- _What you should do_
Exactly the lines from the start of the data below through the line that contains "y_ticks = [0, 5, 10, 15, 20]" are to be copied, with pictures left out.

- _Dataset section_
########################################

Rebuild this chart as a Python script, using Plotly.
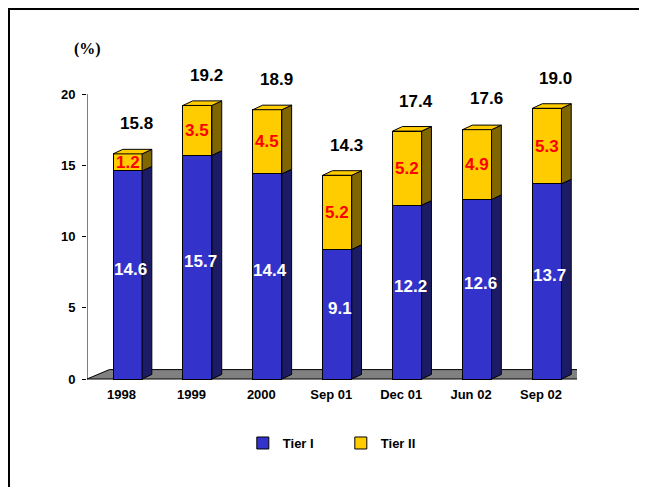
import plotly.graph_objects as go

# ------------------------------------------------------------------
# Dati
# ------------------------------------------------------------------
categories = ["1998", "1999", "2000", "Sep 01", "Dec 01", "Jun 02", "Sep 02"]
tier1 = [14.6, 15.7, 14.4, 9.1, 12.2, 12.6, 13.7]
tier2 = [1.2, 3.5, 4.5, 5.2, 5.2, 4.9, 5.3]
totals = [15.8, 19.2, 18.9, 14.3, 17.4, 17.6, 19.0]
y_ticks = [0, 5, 10, 15, 20]

# ------------------------------------------------------------------
# Stile / geometria pseudo-3D
# ------------------------------------------------------------------
BLUE, BLUE_SIDE = "#3333CC", "#1C1C66"
YELLOW, YELLOW_SIDE = "#FFCC00", "#806600"
FONT = "Liberation Sans, Arial, sans-serif"

bar_w = 0.415          # larghezza faccia frontale (unita' asse x)
dx, dy = 0.14, 0.32    # profondita' barre
fdx, fdy = 0.32, 0.66  # profondita' pavimento
x_min, x_max = -0.58, 6.43
y_min, y_max = -0.07, 22.39

pos = list(range(len(categories)))


def side_faces(bottoms, tops):
    xs, ys = [], []
    for x, b, t in zip(pos, bottoms, tops):
        xr = x + bar_w / 2
        xs += [xr, xr + dx, xr + dx, xr, xr, None]
        ys += [b, b + dy, t + dy, t, b, None]
    return xs, ys


def top_faces(tops):
    xs, ys = [], []
    for x, t in zip(pos, tops):
        xl, xr = x - bar_w / 2, x + bar_w / 2
        xs += [xl, xl + dx, xr + dx, xr, xl, None]
        ys += [t, t + dy, t + dy, t, t, None]
    return xs, ys


stack_top = [a + b for a, b in zip(tier1, tier2)]

fig = go.Figure()

# facce frontali
fig.add_trace(go.Bar(
    x=pos, y=tier1, width=bar_w, name="Tier I",
    marker=dict(color=BLUE, line=dict(color="black", width=1)),
    hoverinfo="skip",
))
fig.add_trace(go.Bar(
    x=pos, y=tier2, width=bar_w, name="Tier II",
    marker=dict(color=YELLOW, line=dict(color="black", width=1)),
    hoverinfo="skip",
))

# facce laterali e superiori
for (xs, ys), col in [
    (side_faces([0] * len(pos), tier1), BLUE_SIDE),
    (side_faces(tier1, stack_top), YELLOW_SIDE),
    (top_faces(stack_top), YELLOW),
]:
    fig.add_trace(go.Scatter(
        x=xs, y=ys, mode="lines", fill="toself", fillcolor=col,
        line=dict(color="black", width=1), showlegend=False, hoverinfo="skip",
    ))

# etichette
for x, a, b, tot in zip(pos, tier1, tier2, totals):
    fig.add_annotation(x=x, y=a / 2, text=f"{a:.1f}", showarrow=False, xshift=3,
                       yshift=6,
                       font=dict(family=FONT, size=17, color="white", weight="bold"))
    fig.add_annotation(x=x, y=a + b / 2, text=f"{b:.1f}", showarrow=False,
                       font=dict(family=FONT, size=17, color="#FF0000", weight="bold"))
    fig.add_annotation(x=x, y=tot, text=f"{tot:.1f}", showarrow=False,
                       xshift=9, yshift=30,
                       font=dict(family=FONT, size=17, color="black", weight="bold"))

fig.add_annotation(x=0, y=1.034, xref="paper", yref="paper", text="(%)",
                   showarrow=False, xanchor="center", yanchor="middle",
                   font=dict(family="Liberation Serif, Times New Roman, serif",
                             size=16, color="black", weight="bold"))

# pavimento, asse y, cornice
fig.add_shape(type="path", layer="below",
              path=(f"M {x_min},0 L {x_max},0 L {x_max + fdx},{fdy} "
                    f"L {x_min + fdx},{fdy} Z"),
              fillcolor="#808080", line=dict(color="black", width=1))
fig.add_shape(type="line", x0=x_min, x1=x_min, y0=0, y1=y_ticks[-1],
              line=dict(color="black", width=1))
fig.add_shape(type="rect", xref="paper", yref="paper",
              x0=-0.1592, x1=1.2, y0=-0.6, y1=1.159,
              line=dict(color="black", width=2))

fig.update_layout(
    width=647, height=487,
    margin=dict(l=79, r=78, t=52, b=115),
    barmode="stack",
    paper_bgcolor="white", plot_bgcolor="white",
    font=dict(family=FONT, size=13, color="black"),
    showlegend=True,
    legend=dict(orientation="h", x=0.318, y=-0.197, xanchor="left", yanchor="middle",
                font=dict(family=FONT, size=13, weight="bold"), entrywidth=53,
                traceorder="normal"),
    xaxis=dict(range=[x_min, x_max], tickvals=pos, ticktext=categories,
               showgrid=False, zeroline=False, showline=False, ticks="",
               ticklabelshift=-6, ticklabelstandoff=5,
               tickfont=dict(family=FONT, size=13, weight="bold")),
    yaxis=dict(range=[y_min, y_max], tickvals=y_ticks, showgrid=False,
               zeroline=False, showline=False, ticks="outside", ticklen=4,
               tickcolor="black", ticklabelstandoff=4,
               tickfont=dict(family=FONT, size=13, weight="bold")),
)

fig.write_html("out.html")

########################################

- _Exercise output_
Rebuild this chart as a Python script, using Plotly.
import plotly.graph_objects as go

# ------------------------------------------------------------------
# Dati
# ------------------------------------------------------------------
categories = ["1998", "1999", "2000", "Sep 01", "Dec 01", "Jun 02", "Sep 02"]
tier1 = [14.6, 15.7, 14.4, 9.1, 12.2, 12.6, 13.7]
tier2 = [1.2, 3.5, 4.5, 5.2, 5.2, 4.9, 5.3]
totals = [15.8, 19.2, 18.9, 14.3, 17.4, 17.6, 19.0]
y_ticks = [0, 5, 10, 15, 20]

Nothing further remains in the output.